The main character of “Shadow and Bone”, Alina Starkov, is given a mixed background in the series in which she is portrayed as half-Shu. In the books, the Shu are inhabitants of Shu Han, which is clearly inspired by the lands of Mongolia and China. Mei Li, who is half-Chinese in real life, felt like that particular aspect brought a very personal depth to the character of Alina.
“I was able to bring a lot of my feelings, especially growing up to this role. It was a really great decision to make her half Shu. I think that adds to the world as well as to her character. Alina is a strong character the moment we meet her as a child. It’s really important to me that we saw how life would beat her down because of the fact that she looks like the enemy.”
“I was really able to tap into some parts of myself that were really personal. I grew up, akin to Alina, in a way that I felt like I didn’t really belong to one camp. I was too White to be Chinese. Likewise, I was too Chinese to be properly White. That feeling has always been a part of me and it was a really nice feeling to be able to express that.”
7. Season 2 In The Works?
When asked about potential sequels, the cast, along with Eric Heisserer, did not hesitate to express his desire for more opportunities to explore this world. “Yes please!

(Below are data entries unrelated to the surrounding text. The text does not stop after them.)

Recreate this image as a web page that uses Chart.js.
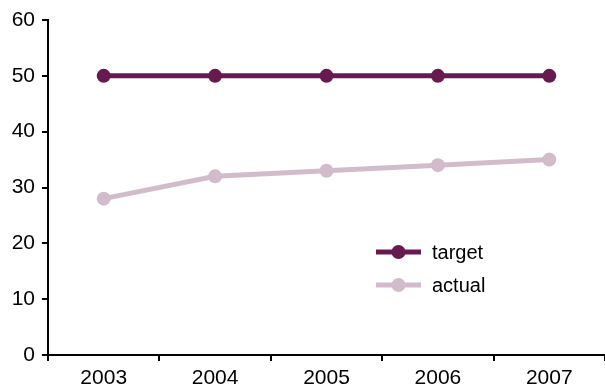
<!DOCTYPE html>
<html>
<head>
<meta charset="utf-8">
<script src="https://cdn.jsdelivr.net/npm/chart.js@4/dist/chart.umd.min.js"></script>
<style>
  html, body { margin: 0; padding: 0; background: #fff; overflow: hidden; }
  #wrap { position: relative; width: 612px; height: 391px; }
</style>
</head>
<body>
<div id="wrap"><canvas id="chart"></canvas></div>
<script>
// Target vs actual, 2003-2007
const years = ['2003', '2004', '2005', '2006', '2007'];
const targetValues = [50, 50, 50, 50, 50];
const actualValues = [28, 32, 33, 34, 35];
const seriesNames = ['target', 'actual'];
const seriesColors = ['#661a4f', '#d2bccb'];

const axisFont = 'Liberation Sans, Arial, Helvetica, sans-serif';

// Small legend drawn inside the plot, lower right
const insideLegend = {
    id: 'insideLegend',
    afterDraw(chart) {
        const ctx = chart.ctx;
        const x0 = 376, x1 = 421;
        const rows = [252, 285];
        ctx.save();
        chart.data.datasets.forEach((ds, i) => {
            const y = rows[i];
            ctx.strokeStyle = ds.borderColor;
            ctx.lineWidth = 5;
            ctx.beginPath();
            ctx.moveTo(x0, y);
            ctx.lineTo(x1, y);
            ctx.stroke();
            ctx.fillStyle = ds.borderColor;
            ctx.beginPath();
            ctx.arc((x0 + x1) / 2, y, 7, 0, 2 * Math.PI);
            ctx.fill();
            ctx.fillStyle = '#000';
            ctx.font = '20px Liberation Sans Narrow, Arial Narrow, Liberation Sans, sans-serif';
            ctx.textBaseline = 'middle';
            ctx.fillText(ds.label, 432, y + 1);
        });
        ctx.restore();
    }
};

const ctx = document.getElementById('chart').getContext('2d');
new Chart(ctx, {
    type: 'line',
    data: {
        labels: years,
        datasets: [
            {
                label: seriesNames[0],
                data: targetValues,
                borderColor: seriesColors[0],
                backgroundColor: seriesColors[0],
                borderWidth: 5,
                pointRadius: 7,
                pointBackgroundColor: seriesColors[0],
                pointBorderWidth: 0,
                tension: 0
            },
            {
                label: seriesNames[1],
                data: actualValues,
                borderColor: seriesColors[1],
                backgroundColor: seriesColors[1],
                borderWidth: 5,
                pointRadius: 7,
                pointBackgroundColor: seriesColors[1],
                pointBorderWidth: 0,
                tension: 0
            }
        ]
    },
    options: {
        responsive: true,
        maintainAspectRatio: false,
        animation: false,
        layout: { padding: { top: 20, right: 0, left: 0, bottom: 0 } },
        plugins: {
            legend: { display: false },
            tooltip: { enabled: false }
        },
        scales: {
            x: {
                offset: true,
                grid: {
                    offset: true,
                    drawOnChartArea: false,
                    drawTicks: true,
                    tickLength: 6,
                    color: '#000',
                    lineWidth: 2
                },
                border: { color: '#000', width: 2 },
                ticks: {
                    color: '#000',
                    padding: 5,
                    maxRotation: 0,
                    font: { family: axisFont, size: 21 }
                },
                afterFit(scale) { scale.height = 36; }
            },
            y: {
                min: 0,
                max: 60,
                ticks: {
                    stepSize: 10,
                    color: '#000',
                    padding: 7,
                    font: { family: axisFont, size: 21 }
                },
                grid: {
                    drawOnChartArea: false,
                    drawTicks: true,
                    tickLength: 6,
                    color: '#000',
                    lineWidth: 2
                },
                border: { color: '#000', width: 2 },
                afterFit(scale) { scale.width = 48; }
            }
        }
    },
    plugins: [insideLegend]
});
</script>
</body>
</html>
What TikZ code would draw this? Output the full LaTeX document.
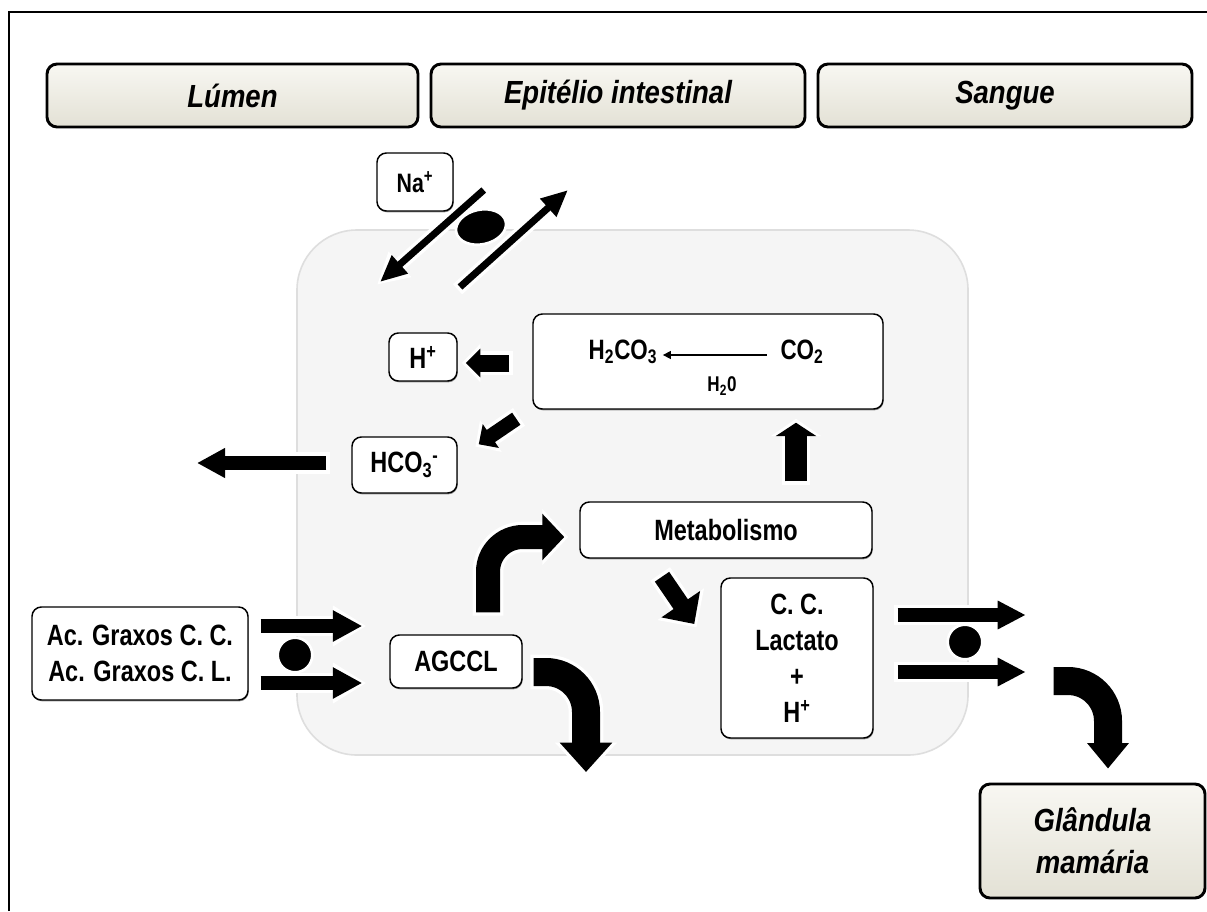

We would love to explore more of that world!”
Mei Li and Renaux similarly felt excited about the prospect of a second season. “When the show finishes, there are so many questions. I’m so excited to see what happens to the Crows. They’re such an exciting group of characters and actors as well!”, Mei Li exclaimed.
Renaux subsequently added, “I’m excited to explore the second book because we get to explore new lands and countries. And hell yeah, if we’re going to be considered the next “Harry Potter” or “Game of Thrones”, we’re all for it!”
8. Your Majesty, King Caspian.
Aite, the following is not actually a fact about “Shadow and Bone”… BUT WE COULDN’T HELP BUT GAZE AT OUR FINE PRINCE, BEN BARNES!!
The British actor has played a bunch of literary characters over his career including the likes of Prince Caspian from C.S. Lewis’ beloved Narnia titles along with Oscar Wilde’s Dorian Gray. There is no doubt that he’s a king of the pages with a role alongside Jon Bernthal’s Punisher as Billy Russo aka Jigsaw.
When asked about which character from his past and present work that he related to the most, particularly Prince Caspian, Gray, and Kirigan, Barnes delved into the individual aspects of each personality to determine his answer.
“There’s this sort of confusion to Prince Caspian. There’s this earnestness to find out where he belongs and what the right thing is. I no longer feel like I’m in that stage of life anymore. On the other hand, Dorian Gray is extremely unrelatable. Then again, I’m curious in a way that Dorian Gray is. He’s thirsty for culture and human experience and to understand other people. Likewise, I understand the fight for something you believe in, like Kirigan does, and falling for somebody you did not expect to fall for because they have a joy that you didn’t see coming.”
“King Caspian was someone I felt a little more connected to as he was more grounded in his place and he deeply cared about those around him. He was very protective of those individuals, kind of like how I was with my ‘Shadow and Bone’ cast. So, yes, I guess I would relate to the later, more mature version of this wonderful character!” Ben subsequently concluded his statement with an elegant appeal to address him as if he were royalty.
Why, certainly, Your Majesty.
Needless to say, we love Ben Barnes in the show cuzhebelookinflyasheck [teehee]. Nevertheless, that’s not all “Shadow and Bone” has to offer. In all sincerity, this Netflix outing has much to offer to both longtime fans of the novels and newcomers to the franchise. The GrishaVerse’s spanning tale is here, and its vast lore along with its compelling characters will only get richer from this point onwards!
“Shadow and Bone” is set to debut on Netflix on the 23rd of April 2021.